Tuesday, 3 November 2009

The Big Bulb Plant

When I first got my allotment I went wild about Allium Purple Sensation as a way of giving the plot focus, colour, height. The following year there was no stopping me. Unfortunately once they had finally died down, there was no stopping both my fork and the squirrels digging up dormant bulbs. But it turns out to have been fortuitous. Rather than dig them back in, I stored them. Now I see The Eden Project and Netherlands Flower Bulb Information Centre have joined forces to encourage us to brighten up public spaces in the spring. The chosen bulb for this year is Allium Purple Sensation and I can strongly recommend it to cheer the dullest corner. It’s late to track down popular bulbs but Peter Nyssen Ltd (excellent value for money) can still offer the decorative and long-lasting Allium Christophii and Allium Aflatunense.

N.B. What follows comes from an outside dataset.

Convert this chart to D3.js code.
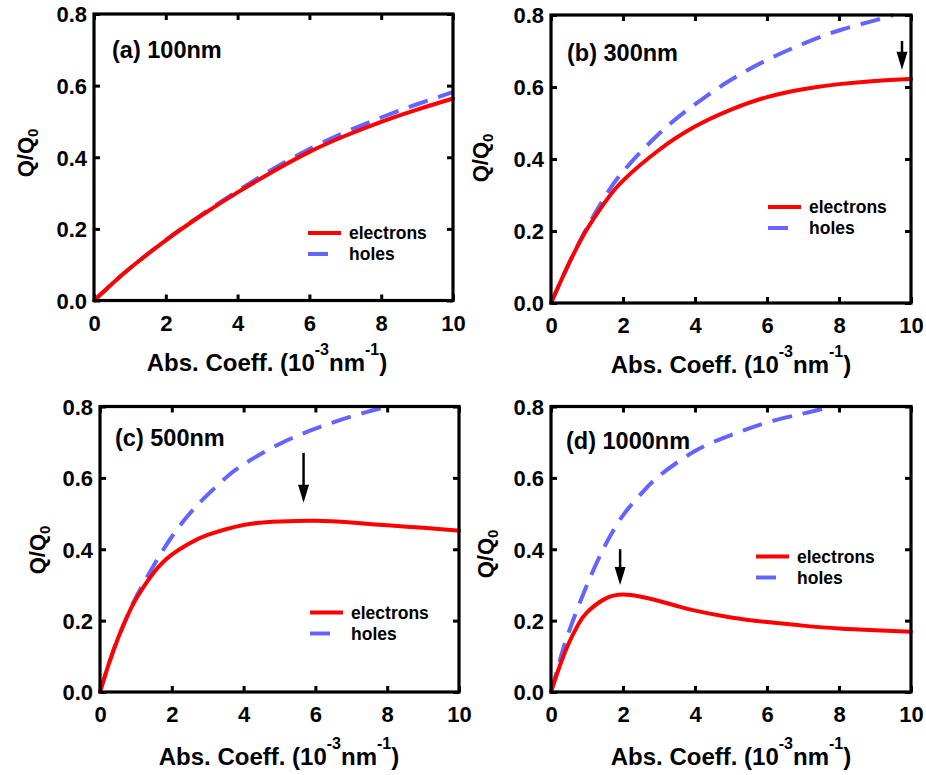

The Garden Centre Group, whose Chief Executive, Nicholas Marshall, supports the current allotment movement to the extent of suggesting universities should put aside land for them, has Purple Sensation still in stock in most of its garden centres. Do you have a communal space in your allotments which needs jollying up… are you a dead-of-night guerrilla gardener... is there an abandoned raised bed at the end of your street, as there is in mine? It would make all the difference if you popped a few in.

www.peternyssen.com

www.thegardencentregroup.co.uk

www.thebigbulbplant.com


Tuesday, 27 October 2009

Mushrooms

Two field mushrooms popped up beside my plot. I wish I was definitively clear about which are the poisonous ones but I've read too many dramas about the consequences of eating the wrong ones. So I 'generously' offered them to a less squeamish friend who, all organs still functioning, reports back that they were delicious. I vow to eat the next one. Is there a key way to identify killers?